Extract word for word the lines of the listing from its start to the line holding "0.279, 0.334, 0.383];", both ends kept; pictures are not part of the copy.
━━━ Raw data ━━━
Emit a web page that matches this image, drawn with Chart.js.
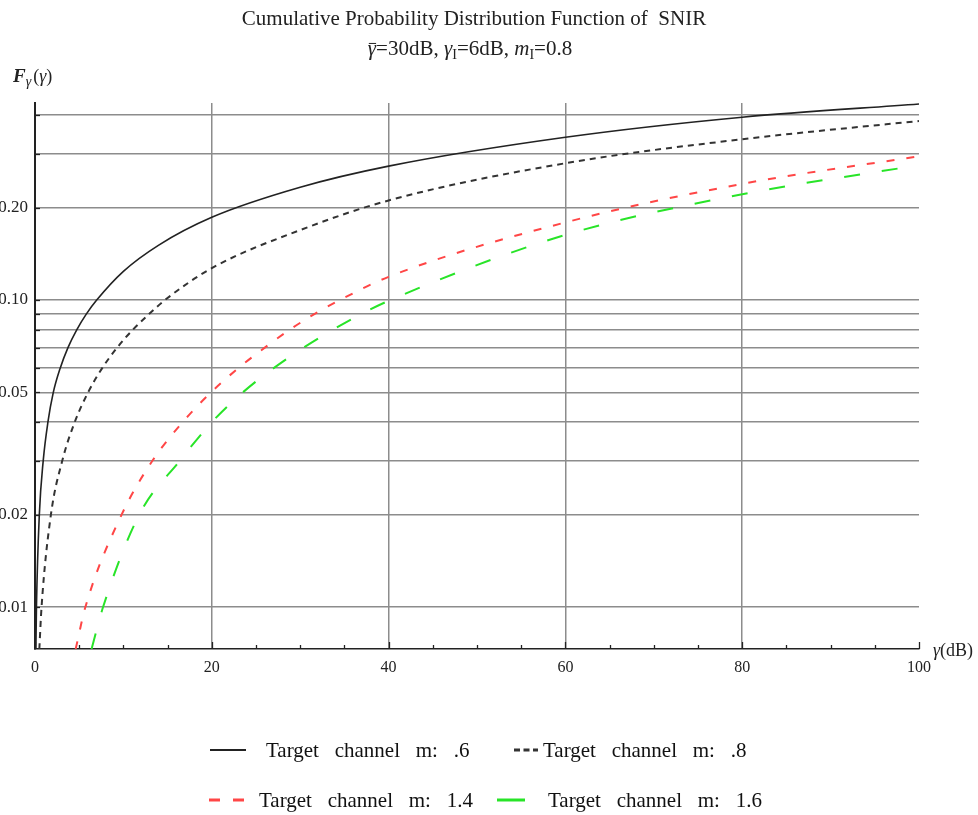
<!DOCTYPE html>
<html>
<head>
<meta charset="utf-8">
<title>SNIR CDF</title>
<script src="https://cdn.jsdelivr.net/npm/chart.js@4.4.0/dist/chart.umd.min.js"></script>
<style>
  html, body { margin: 0; padding: 0; background: #fff; }
  #wrap { position: relative; width: 978px; height: 815px; overflow: hidden; }
</style>
</head>
<body>
<div id="wrap"><canvas id="cdf" width="978" height="815"></canvas></div>
<script>
// axis ranges
var xMin = 0, xMax = 100, xStep = 20, xMinorStep = 5;
var yMin = 0.0073, yMax = 0.4383;
// horizontal grid values and which of them get a label
var yGridValues = [0.01, 0.02, 0.03, 0.04, 0.05, 0.06, 0.07, 0.08, 0.09, 0.1, 0.2, 0.3, 0.4];
var yLabelValues = [0.01, 0.02, 0.05, 0.1, 0.2];

var seriesLabels = [
  'Target   channel   m:   .6',
  'Target   channel   m:   .8',
  'Target   channel   m:   1.4',
  'Target   channel   m:   1.6'
];

// F(gamma) samples per target channel m
var m06X = [0.1, 0.165, 0.49, 0.93, 1.46, 2.07, 2.85, 3.73, 4.72, 5.8, 6.98, 10, 14, 20, 30, 40, 60, 80, 100];
var m06Y = [0.0073, 0.01, 0.02, 0.03, 0.04, 0.05, 0.06, 0.07, 0.08, 0.09, 0.1, 0.124, 0.151, 0.186, 0.233, 0.273, 0.339, 0.394, 0.435];

var m08X = [0.49, 0.74, 1.8, 3.09, 4.49, 6.0, 7.6, 9.3, 11.06, 12.9, 14.7, 20, 30, 40, 60, 80, 100];
var m08Y = [0.0073, 0.01, 0.02, 0.03, 0.04, 0.05, 0.06, 0.07, 0.08, 0.09, 0.1, 0.127, 0.169, 0.211, 0.279, 0.334, 0.383];

var m14X = [4.6, 5.7, 9.8, 13.3, 16.7, 19.9, 23.0, 26.0, 28.8, 31.6, 34.5, 40, 60, 80, 100];
var m14Y = [0.0073, 0.01, 0.02, 0.03, 0.04, 0.05, 0.06, 0.07, 0.08, 0.09, 0.1, 0.119, 0.179, 0.239, 0.294];

var m16X = [6.4, 7.7, 11.8, 16.4, 20, 23.5, 27, 30.4, 33.7, 36.9, 40.2, 60, 80, 100];
var m16Y = [0.0073, 0.01, 0.02, 0.03, 0.04, 0.05, 0.06, 0.07, 0.08, 0.09, 0.1, 0.163, 0.221, 0.275];

function toPoints(xs, ys) {
  return xs.map(function (x, i) { return { x: x, y: ys[i] }; });
}

var SERIF = '"Liberation Serif", "Times New Roman", serif';

// draws a run of text pieces (italic, subscript, overbar) centred or left aligned
function drawRuns(ctx, runs, x, baseline, align) {
  var total = 0;
  runs.forEach(function (r) {
    ctx.font = (r.style || '') + ' ' + r.size + 'px ' + SERIF;
    r.w = ctx.measureText(r.t).width;
    total += r.w + (r.gap || 0);
  });
  var cx = align === 'center' ? x - total / 2 : x;
  runs.forEach(function (r) {
    ctx.font = (r.style || '') + ' ' + r.size + 'px ' + SERIF;
    var by = baseline + (r.dy || 0);
    ctx.fillText(r.t, cx, by);
    if (r.bar) {
      ctx.beginPath();
      ctx.lineWidth = 1;
      ctx.moveTo(cx + 1, by - r.size * 0.55);
      ctx.lineTo(cx + r.w, by - r.size * 0.55);
      ctx.stroke();
    }
    cx += r.w + (r.gap || 0);
  });
}

var decorations = {
  id: 'decorations',
  afterDraw: function (chart) {
    var ctx = chart.ctx, a = chart.chartArea;
    var xs = chart.scales.x, ys = chart.scales.y;
    ctx.save();

    // inward tick marks on both axes
    ctx.strokeStyle = '#222';
    ctx.lineWidth = 1.3;
    for (var v = xMin; v <= xMax; v += xMinorStep) {
      var px = Math.round(xs.getPixelForValue(v)) + 0.5;
      var len = v % xStep === 0 ? 7 : 4;
      ctx.beginPath();
      ctx.moveTo(px, a.bottom);
      ctx.lineTo(px, a.bottom - len);
      ctx.stroke();
    }
    yGridValues.forEach(function (val) {
      var py = Math.round(ys.getPixelForValue(val)) + 0.5;
      ctx.beginPath();
      ctx.moveTo(a.left, py);
      ctx.lineTo(a.left + 5, py);
      ctx.stroke();
    });

    // title
    ctx.fillStyle = '#222';
    ctx.strokeStyle = '#222';
    ctx.textBaseline = 'alphabetic';
    drawRuns(ctx, [{ t: 'Cumulative Probability Distribution Function of  SNIR', size: 21 }], 474, 25, 'center');
    drawRuns(ctx, [
      { t: 'γ', size: 21, style: 'italic', bar: true },
      { t: '=30dB, ', size: 21 },
      { t: 'γ', size: 21, style: 'italic' },
      { t: 'I', size: 14, dy: 4 },
      { t: '=6dB, ', size: 21 },
      { t: 'm', size: 21, style: 'italic' },
      { t: 'I', size: 14, dy: 4 },
      { t: '=0.8', size: 21 }
    ], 470, 55, 'center');

    // axis titles
    drawRuns(ctx, [
      { t: 'F', size: 19, style: 'italic bold' },
      { t: 'γ', size: 14, style: 'italic', dy: 4, gap: 2 },
      { t: '(', size: 18 },
      { t: 'γ', size: 18, style: 'italic' },
      { t: ')', size: 18 }
    ], 13, 82, 'left');
    drawRuns(ctx, [
      { t: 'γ', size: 18, style: 'italic' },
      { t: '(dB)', size: 18 }
    ], 933, 656, 'left');

    // legend, two rows under the plot
    var slots = [
      { x: 210, y: 750, len: 36, tx: 266, dash: [], w: 2 },
      { x: 514, y: 750, len: 24, tx: 543, dash: [6, 3.5], w: 3 },
      { x: 209, y: 800, len: 36, tx: 259, dash: [11, 13], w: 3 },
      { x: 497, y: 800, len: 28, tx: 548, dash: [], w: 3 }
    ];
    chart.data.datasets.forEach(function (ds, i) {
      var s = slots[i];
      ctx.save();
      ctx.strokeStyle = ds.borderColor;
      ctx.lineWidth = s.w;
      ctx.setLineDash(s.dash);
      ctx.beginPath();
      ctx.moveTo(s.x, s.y);
      ctx.lineTo(s.x + s.len, s.y);
      ctx.stroke();
      ctx.restore();
      ctx.fillStyle = '#111';
      ctx.font = '21px ' + SERIF;
      ctx.fillText(ds.label, s.tx, s.y + 7);
    });

    ctx.restore();
  }
};

new Chart(document.getElementById('cdf'), {
  type: 'line',
  data: {
    datasets: [
      {
        label: seriesLabels[0],
        data: toPoints(m06X, m06Y),
        borderColor: '#222',
        borderWidth: 1.6
      },
      {
        label: seriesLabels[1],
        data: toPoints(m08X, m08Y),
        borderColor: '#333',
        borderWidth: 2,
        borderDash: [6, 5]
      },
      {
        label: seriesLabels[2],
        data: toPoints(m14X, m14Y),
        borderColor: 'rgb(255, 70, 70)',
        borderWidth: 2,
        borderDash: [8, 12]
      },
      {
        label: seriesLabels[3],
        data: toPoints(m16X, m16Y),
        borderColor: 'rgb(40, 228, 40)',
        borderWidth: 2,
        borderDash: [16, 22]
      }
    ]
  },
  options: {
    responsive: false,
    animation: false,
    devicePixelRatio: 1,
    layout: { padding: { top: 103, right: 59, bottom: 136, left: 0 } },
    elements: {
      point: { radius: 0 },
      line: { cubicInterpolationMode: 'monotone', fill: false }
    },
    plugins: {
      legend: { display: false },
      title: { display: false },
      tooltip: { enabled: false }
    },
    scales: {
      x: {
        type: 'linear',
        min: xMin,
        max: xMax,
        afterFit: function (scale) { scale.height = 30; },
        border: { display: true, color: '#222', width: 1.5 },
        grid: {
          drawTicks: false,
          lineWidth: 1.5,
          color: function (c) {
            var v = c.tick && c.tick.value;
            return (v === xMin || v === xMax) ? 'rgba(0,0,0,0)' : 'rgb(140,140,140)';
          }
        },
        ticks: {
          stepSize: xStep,
          padding: 9,
          autoSkip: false,
          maxRotation: 0,
          color: '#222',
          font: { family: SERIF, size: 16 }
        }
      },
      y: {
        type: 'logarithmic',
        min: yMin,
        max: yMax,
        bounds: 'data',
        afterFit: function (scale) { scale.width = 35; },
        afterBuildTicks: function (scale) {
          scale.ticks = yGridValues.map(function (v) { return { value: v }; });
        },
        border: { display: true, color: '#222', width: 2 },
        grid: {
          drawTicks: false,
          lineWidth: 1.5,
          color: 'rgb(140,140,140)'
        },
        ticks: {
          autoSkip: false,
          padding: 7,
          color: '#222',
          font: { family: SERIF, size: 17 },
          callback: function (value) {
            return yLabelValues.indexOf(value) >= 0 ? value.toFixed(2) : '';
          }
        }
      }
    }
  },
  plugins: [decorations]
});
</script>
</body>
</html>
━━━
Expected output.
Emit a web page that matches this image, drawn with Chart.js.
<!DOCTYPE html>
<html>
<head>
<meta charset="utf-8">
<title>SNIR CDF</title>
<script src="https://cdn.jsdelivr.net/npm/chart.js@4.4.0/dist/chart.umd.min.js"></script>
<style>
  html, body { margin: 0; padding: 0; background: #fff; }
  #wrap { position: relative; width: 978px; height: 815px; overflow: hidden; }
</style>
</head>
<body>
<div id="wrap"><canvas id="cdf" width="978" height="815"></canvas></div>
<script>
// axis ranges
var xMin = 0, xMax = 100, xStep = 20, xMinorStep = 5;
var yMin = 0.0073, yMax = 0.4383;
// horizontal grid values and which of them get a label
var yGridValues = [0.01, 0.02, 0.03, 0.04, 0.05, 0.06, 0.07, 0.08, 0.09, 0.1, 0.2, 0.3, 0.4];
var yLabelValues = [0.01, 0.02, 0.05, 0.1, 0.2];

var seriesLabels = [
  'Target   channel   m:   .6',
  'Target   channel   m:   .8',
  'Target   channel   m:   1.4',
  'Target   channel   m:   1.6'
];

// F(gamma) samples per target channel m
var m06X = [0.1, 0.165, 0.49, 0.93, 1.46, 2.07, 2.85, 3.73, 4.72, 5.8, 6.98, 10, 14, 20, 30, 40, 60, 80, 100];
var m06Y = [0.0073, 0.01, 0.02, 0.03, 0.04, 0.05, 0.06, 0.07, 0.08, 0.09, 0.1, 0.124, 0.151, 0.186, 0.233, 0.273, 0.339, 0.394, 0.435];

var m08X = [0.49, 0.74, 1.8, 3.09, 4.49, 6.0, 7.6, 9.3, 11.06, 12.9, 14.7, 20, 30, 40, 60, 80, 100];
var m08Y = [0.0073, 0.01, 0.02, 0.03, 0.04, 0.05, 0.06, 0.07, 0.08, 0.09, 0.1, 0.127, 0.169, 0.211, 0.279, 0.334, 0.383];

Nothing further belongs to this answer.